Le concert débute par les Valses nobles et sentimentales de Maurice Ravel. Le Wiener Philharmoniker, évidemment rompu à la tradition autrichienne de cette danse, y apporte tout son héritage culturel. Pierre Boulez sait pertinemment que ces morceaux n'ont rien de sentimental et dirige logiquement dans le sens du compositeur, mettant en valeur les subtiles harmonies comme les élégantes dissonances ou les couleurs raffinées. Cette interprétation possède le caractère fin et un peu froid de danses de salon légèrement décadentes.

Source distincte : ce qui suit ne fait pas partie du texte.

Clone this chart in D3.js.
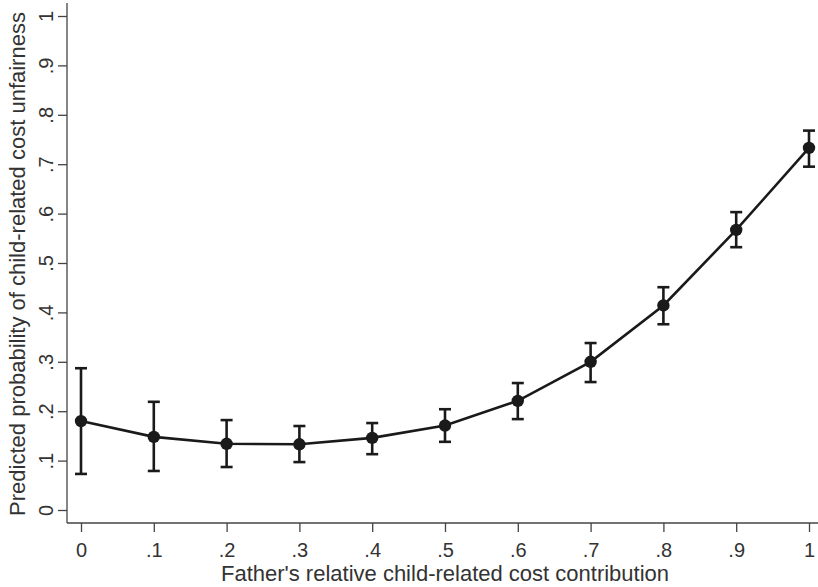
<!DOCTYPE html>
<html>
<head>
<meta charset="utf-8">
<script src="https://cdn.jsdelivr.net/npm/d3@7"></script>
<style>
  body { margin: 0; background: #fff; }
  svg { display: block; font-family: "Liberation Sans", Arial, sans-serif; }
</style>
</head>
<body>
<svg id="chart"></svg>
<script>
// father's relative contribution (x) and predicted probability with 95% CI
const contribution = [0, 0.1, 0.2, 0.3, 0.4, 0.5, 0.6, 0.7, 0.8, 0.9, 1];
const predicted = [0.180, 0.148, 0.134, 0.133, 0.146, 0.171, 0.221, 0.300, 0.414, 0.567, 0.733];
const ciLow  = [0.073, 0.079, 0.087, 0.097, 0.113, 0.138, 0.184, 0.259, 0.376, 0.532, 0.695];
const ciHigh = [0.287, 0.219, 0.182, 0.170, 0.176, 0.204, 0.257, 0.338, 0.451, 0.603, 0.768];
const xTicks = [0, 0.1, 0.2, 0.3, 0.4, 0.5, 0.6, 0.7, 0.8, 0.9, 1];
const yTicks = [0, 0.1, 0.2, 0.3, 0.4, 0.5, 0.6, 0.7, 0.8, 0.9, 1];

const width = 818, height = 587;
const axisX = 67, axisY = 523;
const ink = "#1a1a1a", textCol = "#333";

const svg = d3.select("#chart").attr("width", width).attr("height", height);

const x = d3.scaleLinear().domain([0, 1]).range([81, 809]);
const y = d3.scaleLinear().domain([0, 1]).range([510, 16]);

const fmt = d => d === 0 ? "0" : d === 1 ? "1" : d3.format(".1f")(d).replace(/^0/, "");

// axis lines
svg.append("line").attr("x1", axisX).attr("x2", axisX).attr("y1", 3).attr("y2", axisY)
  .attr("stroke", "#444").attr("stroke-width", 1.3);
svg.append("line").attr("x1", axisX).attr("x2", width).attr("y1", axisY).attr("y2", axisY)
  .attr("stroke", "#444").attr("stroke-width", 1.3);

// y axis
const gy = svg.append("g").attr("transform", `translate(${axisX},0)`)
  .call(d3.axisLeft(y).tickValues(yTicks).tickFormat(fmt).tickSize(9).tickSizeOuter(0));
gy.select(".domain").remove();
gy.selectAll(".tick line").attr("stroke", "#444").attr("stroke-width", 1.3);
gy.selectAll(".tick text")
  .attr("transform", "rotate(-90)")
  .attr("x", 0).attr("y", -14).attr("dy", 0)
  .attr("text-anchor", "middle")
  .attr("fill", textCol).style("font-size", "20px");

// x axis
const gx = svg.append("g").attr("transform", `translate(0,${axisY})`)
  .call(d3.axisBottom(x).tickValues(xTicks).tickFormat(fmt).tickSize(9).tickSizeOuter(0));
gx.select(".domain").remove();
gx.selectAll(".tick line").attr("stroke", "#444").attr("stroke-width", 1.3);
gx.selectAll(".tick text")
  .attr("y", 34).attr("dy", 0)
  .attr("fill", textCol).style("font-size", "20px");

// titles
svg.append("text").attr("x", 445).attr("y", 581).attr("text-anchor", "middle")
  .attr("fill", textCol).style("font-size", "22px")
  .text("Father's relative child-related cost contribution");
svg.append("text").attr("transform", "translate(25,264) rotate(-90)").attr("text-anchor", "middle")
  .attr("fill", textCol).style("font-size", "22px")
  .text("Predicted probability of child-related cost unfairness");

// error bars
const rows = contribution.map((c, i) => ({c, p: predicted[i], lo: ciLow[i], hi: ciHigh[i]}));
const eb = svg.append("g").attr("stroke", ink).attr("stroke-width", 2.6);
eb.selectAll(".bar").data(rows).enter().append("line")
  .attr("x1", d => x(d.c)).attr("x2", d => x(d.c))
  .attr("y1", d => y(d.lo)).attr("y2", d => y(d.hi));
eb.selectAll(".capHi").data(rows).enter().append("line")
  .attr("x1", d => x(d.c) - 6).attr("x2", d => x(d.c) + 6)
  .attr("y1", d => y(d.hi)).attr("y2", d => y(d.hi));
eb.selectAll(".capLo").data(rows).enter().append("line")
  .attr("x1", d => x(d.c) - 6).attr("x2", d => x(d.c) + 6)
  .attr("y1", d => y(d.lo)).attr("y2", d => y(d.lo));

// line + markers
svg.append("path").datum(rows)
  .attr("fill", "none").attr("stroke", ink).attr("stroke-width", 2.6)
  .attr("d", d3.line().x(d => x(d.c)).y(d => y(d.p)));
svg.selectAll(".pt").data(rows).enter().append("circle")
  .attr("cx", d => x(d.c)).attr("cy", d => y(d.p)).attr("r", 6.2)
  .attr("fill", ink);
</script>
</body>
</html>
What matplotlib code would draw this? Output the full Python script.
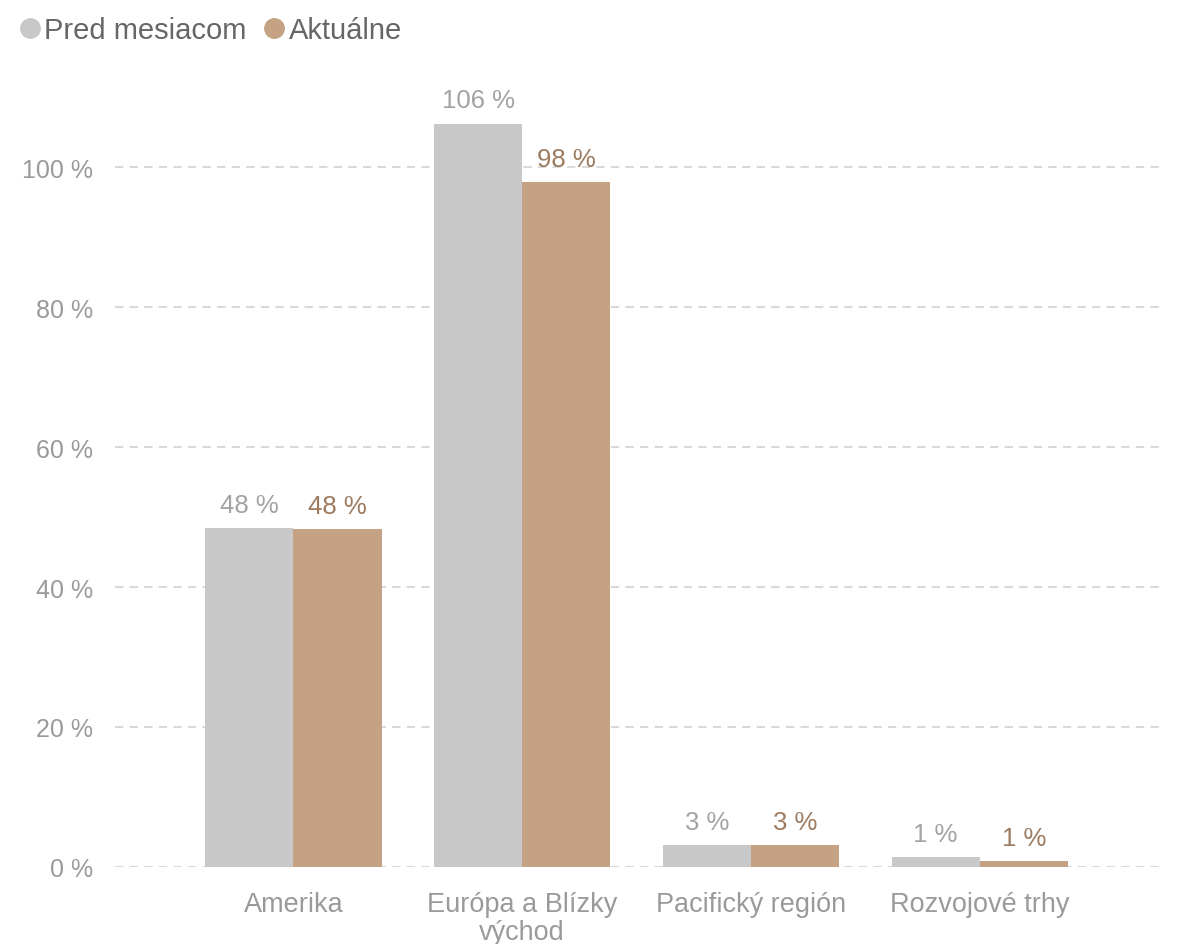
import matplotlib
matplotlib.use('Agg')
import matplotlib.pyplot as plt
from matplotlib.lines import Line2D
import numpy as np

plt.rcParams['font.family'] = ['Liberation Sans', 'DejaVu Sans']

categories = ['Amerika', 'Európa a Blízky\nvýchod', 'Pacifický región', 'Rozvojové trhy']
pred_mesiacom = [48.4, 106.2, 3.1, 1.4]
aktualne = [48.3, 97.9, 3.1, 0.9]
series_names = ['Pred mesiacom', 'Aktuálne']
yticks = [0, 20, 40, 60, 80, 100]

gray = '#c8c8c8'
tan = '#c4a283'
gray_txt = '#a3a3a3'
tan_txt = '#9c7b60'

fig = plt.figure(figsize=(11.82, 9.45), dpi=100)
ax = fig.add_axes([115 / 1182, 1 - 868 / 945, 1050 / 1182, 770 / 945])

x = np.arange(len(categories))
w = 0.385
b1 = ax.bar(x - w / 2, pred_mesiacom, w, color=gray, zorder=2)
b2 = ax.bar(x + w / 2, aktualne, w, color=tan, zorder=2)

for bars, vals, col in [(b1, pred_mesiacom, gray_txt), (b2, aktualne, tan_txt)]:
    for r, v in zip(bars, vals):
        ax.annotate(f'{round(v):.0f} %', (r.get_x() + r.get_width() / 2, v),
                    xytext=(0, 8), textcoords='offset points',
                    ha='center', va='bottom', fontsize=18.5, color=col)

ax.set_xlim(-0.78, 3.81)
ax.set_ylim(0, 110)
ax.set_yticks(yticks)
ax.set_yticklabels([f'{t} %' for t in yticks])
ax.set_xticks(x)
ax.set_xticklabels(categories, linespacing=1.1)
ax.tick_params(axis='y', length=0, pad=16, labelsize=18, labelcolor='#9a9a9a')
ax.tick_params(axis='x', length=0, pad=17, labelsize=19.5, labelcolor='#9a9a9a')
ax.grid(axis='y', color='#d9d9d9', linewidth=1.5, linestyle=(0, (4, 3)), zorder=1)
for s in ax.spines.values():
    s.set_visible(False)

handles = [Line2D([], [], marker='o', linestyle='', markersize=14, color=c) for c in (gray, tan)]
fig.legend(handles, series_names, loc='upper left', bbox_to_anchor=(-0.012, 1.01),
           ncol=2, frameon=False, fontsize=21, labelcolor='#666666',
           handletextpad=-0.1, columnspacing=0.35, handlelength=1.2)

fig.savefig('out.png', dpi=100)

Également très réussie, résultat d'une très longue confrontation personnelle face à cette partition exigeante, la version intégrale de L'Oiseau de feu écrite en 1910, version conçue davantage comme un vaste poème symphonique qu'un ballet à thème. Pierre Boulez nous a depuis longtemps habitués à la rigueur et à la justesse rythmique, au détriment toutefois d'un sens narratif et d'une certaine ampleur dans la richesse des coloris. L'Oiseau de feu est pourtant très fortement ancré dans l'imaginaire du conte russe, et le choix imposé par le chef relève bien d'une objectivité moderniste à tout prix qui se justifie en soi mais demeure quelque peu réductrice.
Quoi qu'il en soit, les prises de vues permettent au spectateur du présent DVD d'appréhender l'origine des alchimies sonores imaginées par Stravinsky, d'autant plus difficilement concevables que l'on n'est pas musicien. Avec force gros plans et un montage intelligent, les effets de cordes et de cuivres comme les interventions du célesta ou les jeux multiples des percussions deviennent réalité.Alors que se passe-t-il donc pour le Concerto No. 1 pour piano de Béla Bartók ? De mémoire, une chose rarement vue : Daniel Barenboïm, ici pianiste, s'attribue également le rôle dévolu au chef ! En effet, Pierre Boulez lâche littéralement son soliste dès l'allegro moderato initial. Très inquiet, Daniel Barenboïm jette des regards angoissés vers les musiciens, donne des départs et bat le rythme complexe avec ses pieds afin de conserver le tempo et d'être suivi par l'orchestre. Il n'est pas sûr que les gouttes de sueur que l'on remarque perler sur son visage
soient uniquement provoquées par la forte chaleur qui devait régner en cette fin juillet 2008 à Salzbourg. Impassible, Pierre Boulez achèvera le mouvement sans sourcilier. Pour l'andante, le chef se contentera d'une direction purement fonctionnelle devant un orchestre qui semble atone, sur la défensive, et joue par conséquent mécaniquement. Le pianiste est très tendu, aux aguets. Ses gestes sont précis mais saccadés. Tout cela manque résolument de poésie, l'esprit est ailleurs et la musique en ressort réduite à un emboîtement de motifs dénué de fil conducteur et à des cellules rythmiques privées de sens. Le finale sera un peu moins tendu, mais doutes et vigilance subsisteront jusqu'au bout. Barenboïm ne fait plus confiance à Boulez et il lui tarde d'en finir.
Sans un soliste à la fois pianiste et chef d'orchestre, il ne fait aucun doute que la catastrophe était écrite. Heureusement, la capacité de réaction de Daniel Barenboïm a sauvé la mise. Si ce que l'on perçoit à l'écran a pu passer inaperçu au regard de certains spectateurs de la Grosses Festspielhaus, voilà en tout cas, préservée par le DVD, une belle leçon de professionnalisme qui mérite d'être vue.